Generalized Lagally theorem
For free vortices and other bodies outside one body without bound vorticity and without vortex production, a generalized Lagally theorem holds, with which the forces are expressed as the products of strength of inner singularities (image vortices, sources and doublets inside each body) and the induced velocity at these singularities by all causes except those inside this body. The contribution due to each inner singularity sums up to give the total force. The motion of outside singularities also contributes to forces, and the force component due to this contribution is proportional to the speed of the singularity.
Individual force of each body for multiple-body rotational flow
When in addition to multiple free vortices and multiple bodies, there are bound vortices and vortex production on the body surface, the generalized Lagally theorem still holds, but a force due to vortex production exists. This vortex production force is proportional to the vortex production rate and the distance between the vortex pair in production.
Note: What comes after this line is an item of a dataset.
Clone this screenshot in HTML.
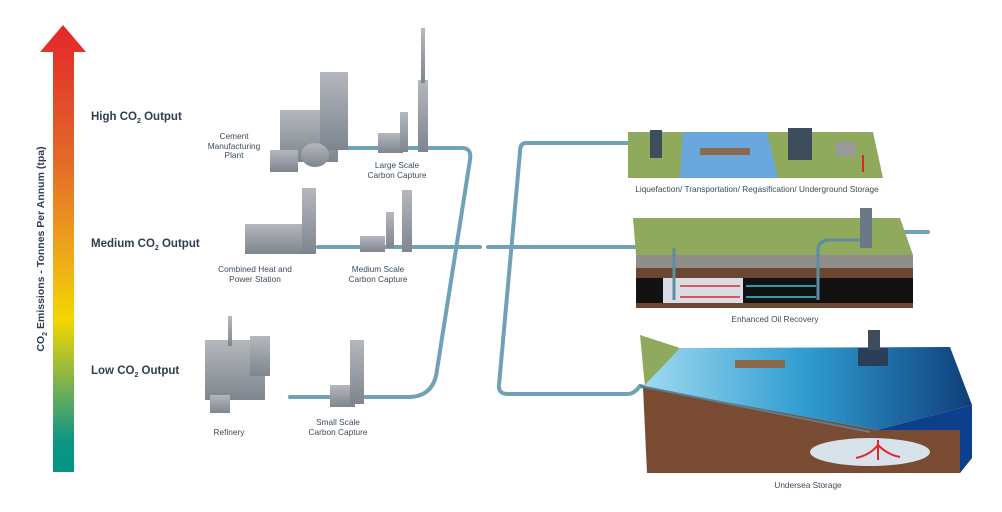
<!DOCTYPE html>
<html><head><meta charset="utf-8"><style>
html,body{margin:0;padding:0;background:#fff;}
svg{display:block;font-family:"Liberation Sans",sans-serif;}
.l{font-size:11.5px;font-weight:bold;fill:#2e3d4f;}
.s{font-size:8.3px;fill:#3d4b5a;text-anchor:middle;}
</style></head><body>
<svg width="1002" height="512" viewBox="0 0 1002 512" xmlns="http://www.w3.org/2000/svg">
<defs>
<linearGradient id="ar" x1="0" y1="0" x2="0" y2="1">
<stop offset="0" stop-color="#e3262a"/><stop offset="0.3" stop-color="#e2692a"/>
<stop offset="0.55" stop-color="#f0b316"/><stop offset="0.66" stop-color="#f3d700"/>
<stop offset="0.82" stop-color="#6fae57"/><stop offset="0.93" stop-color="#0e9584"/><stop offset="1" stop-color="#009584"/>
</linearGradient>
<linearGradient id="sea" x1="0" y1="0" x2="1" y2="0">
<stop offset="0" stop-color="#9fdaf0"/><stop offset="0.5" stop-color="#2f9bd0"/><stop offset="1" stop-color="#0f3f7a"/>
</linearGradient>
<linearGradient id="gr" x1="0" y1="0" x2="0" y2="1"><stop offset="0" stop-color="#b4b8bd"/><stop offset="1" stop-color="#7e858d"/></linearGradient>
</defs>
<!-- arrow -->
<polygon points="63,25 86,52 74,52 74,472 53,472 53,52 40,52" fill="url(#ar)"/>
<text transform="translate(44,249) rotate(-90)" text-anchor="middle" style="font-size:10.5px;font-weight:bold;fill:#2e3d4f">CO<tspan font-size="7" dy="3">2</tspan><tspan dy="-3"> Emissions - Tonnes Per Annum (tpa)</tspan></text>
<text x="91" y="120" class="l">High CO<tspan font-size="7" dy="3">2</tspan><tspan dy="-3"> Output</tspan></text>
<text x="91" y="247" class="l">Medium CO<tspan font-size="7" dy="3">2</tspan><tspan dy="-3"> Output</tspan></text>
<text x="91" y="374" class="l">Low CO<tspan font-size="7" dy="3">2</tspan><tspan dy="-3"> Output</tspan></text>

<!-- pipes -->
<g fill="none" stroke="#6fa2b8" stroke-width="4" stroke-linecap="round">
<path d="M345,148 L462,148 Q472,148 470,160 L437,370 Q434,396 410,397 L365,397"/>
<path d="M318,247 L480,247"/>
<path d="M488,247 L640,247"/>
<path d="M630,143 L526,143 Q520,143 520,152 L499,385 Q498,394 508,394 L628,394 Q634,394 640,386 L870,432"/>
<path d="M290,397 L362,397"/>
<path d="M900,232 L928,232"/>
</g>
<!-- cement plant -->
<g fill="url(#gr)">
<rect x="280" y="110" width="58" height="52"/><rect x="320" y="72" width="28" height="78"/>
<rect x="270" y="150" width="28" height="22"/><ellipse cx="315" cy="155" rx="14" ry="12"/>
<rect x="378" y="133" width="25" height="20"/><rect x="400" y="112" width="8" height="40"/>
<rect x="418" y="80" width="10" height="72"/><rect x="421" y="28" width="4" height="55"/>
<!-- CHP -->
<rect x="245" y="224" width="65" height="30"/><rect x="302" y="188" width="14" height="66"/>
<rect x="360" y="236" width="25" height="16"/><rect x="386" y="212" width="8" height="36"/>
<rect x="402" y="190" width="10" height="62"/>
<!-- refinery -->
<rect x="205" y="340" width="60" height="60"/><rect x="228" y="316" width="4" height="30"/>
<rect x="250" y="336" width="20" height="40"/><rect x="210" y="395" width="20" height="18"/>
<rect x="330" y="385" width="25" height="22"/><rect x="350" y="340" width="14" height="64"/>
</g>
<text class="s"><tspan x="234" y="139">Cement</tspan><tspan x="234" y="149">Manufacturing</tspan><tspan x="234" y="158">Plant</tspan></text>
<text class="s"><tspan x="397" y="168">Large Scale</tspan><tspan x="397" y="178">Carbon Capture</tspan></text>
<text class="s"><tspan x="255" y="272">Combined Heat and</tspan><tspan x="255" y="282">Power Station</tspan></text>
<text class="s"><tspan x="378" y="272">Medium Scale</tspan><tspan x="378" y="282">Carbon Capture</tspan></text>
<text class="s"><tspan x="229" y="435">Refinery</tspan></text>
<text class="s"><tspan x="338" y="425">Small Scale</tspan><tspan x="338" y="435">Carbon Capture</tspan></text>

<!-- top block -->
<polygon points="628,132 873,132 883,178 628,178" fill="#8faa5c"/>
<polygon points="683,132 767,132 778,178 680,178" fill="#6aa7dc"/>
<rect x="700" y="148" width="50" height="7" fill="#8a6a4c"/>
<rect x="650" y="130" width="12" height="28" fill="#3d4d5c"/>
<rect x="788" y="128" width="24" height="32" fill="#3d4d5c"/>
<rect x="836" y="142" width="20" height="14" fill="#9a9a9a"/>
<path d="M863,155 L863,172" stroke="#d8262a" stroke-width="2"/>
<text class="s" x="757" y="192">Liquefaction/ Transportation/ Regasification/ Underground Storage</text>

<!-- EOR block -->
<polygon points="633,218 900,218 913,255 636,255" fill="#8faa5c"/>
<rect x="636" y="255" width="277" height="13" fill="#8e8e8a"/>
<rect x="636" y="268" width="277" height="10" fill="#6b4632"/>
<rect x="636" y="278" width="277" height="25" fill="#121212"/>
<rect x="663" y="278" width="80" height="25" fill="#d9dde3"/>
<rect x="636" y="303" width="277" height="5" fill="#6b4632"/>
<g stroke="#e3262a" stroke-width="1.5" fill="none"><path d="M680,286 h60 M680,297 h60"/></g>
<g stroke="#3cc3e8" stroke-width="1.5" fill="none"><path d="M746,286 h70 M746,297 h70"/></g>
<path d="M674,248 L674,300 M818,300 L818,250 Q818,240 830,240 L865,240" stroke="#5e8ca0" stroke-width="3" fill="none"/>
<rect x="860" y="208" width="12" height="40" fill="#6a7885"/>
<text class="s" x="775" y="322">Enhanced Oil Recovery</text>

<!-- undersea block -->
<polygon points="640,335 680,348 645,387" fill="#8faa5c"/>
<polygon points="680,348 950,347 972,405 877,430 643,387" fill="url(#sea)"/>
<polygon points="643,387 877,430 960,430 960,473 647,473" fill="#7a4b33"/>
<polygon points="877,430 972,405 972,458 960,473 960,430" fill="#0c3f8c"/>
<ellipse cx="870" cy="452" rx="60" ry="14" fill="#d8e2ea"/>
<g stroke="#e3262a" stroke-width="2" fill="none"><path d="M878,440 L878,460 M878,445 Q870,455 856,458 M878,445 Q888,455 900,457"/></g>
<rect x="735" y="360" width="50" height="8" fill="#8a6a4c"/>
<rect x="858" y="348" width="30" height="18" fill="#2b3e57"/>
<rect x="868" y="330" width="12" height="20" fill="#3d4d5c"/>
<path d="M640,386 L870,432" stroke="#5e7d8f" stroke-width="2" fill="none"/>
<text class="s" x="808" y="488">Undersea Storage</text>
</svg>
</body></html>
With this approach, an explicit and algebraic force formula, taking into account of all causes (inner singularities, outside vortices and bodies, motion of all singularities and bodies, and vortex production) holds individually for each body with the role of other bodies represented by additional singularities. Hence a force decomposition according to bodies is possible.
General three-dimensional viscous flow
For general three-dimensional, viscous and unsteady flow, force formulas are expressed in integral forms. The volume integration of certain flow quantities, such as vorticity moments, is related to forces. Various forms of integral approach are now available for unbounded domain and for artificially truncated domain. The Kutta Joukowski theorem can be recovered from these approaches when applied to a two-dimensional airfoil and when the flow is steady and unseparated.
Lifting line theory for wings, wing-tip vortices and induced drag
A wing has a finite span, and the circulation at any section of the wing varies with the spanwise direction. This variation is compensated by the release of streamwise vortices, called trailing vortices, due to conservation of vorticity or Kelvin Theorem of Circulation Conservation. These streamwise vortices merge to two counter-rotating strong spirals separated by distance close to the wingspan and their cores may be visible if relative humidity is high. Treating the trailing vortices as a series of semi-infinite straight line vortices leads to the well-known lifting line theory. By this theory, the wing has a lift force smaller than that predicted by a purely two-dimensional theory using the Kutta–Joukowski theorem. This is due to the upstream effects of the trailing vortices' added downwash on the angle of attack of the wing. This reduces the wing's effective angle of attack, decreasing the amount of lift produced at a given angle of attack and requiring a higher angle of attack to recover this lost lift. At this new higher angle of attack, drag has also increased. Induced drag effectively reduces the slope of the lift curve of a 2-D airfoil and increases the angle of attack of $C_{L_{\max }}$ (while also decreasing the value of $C_{L_{\max }}$ ).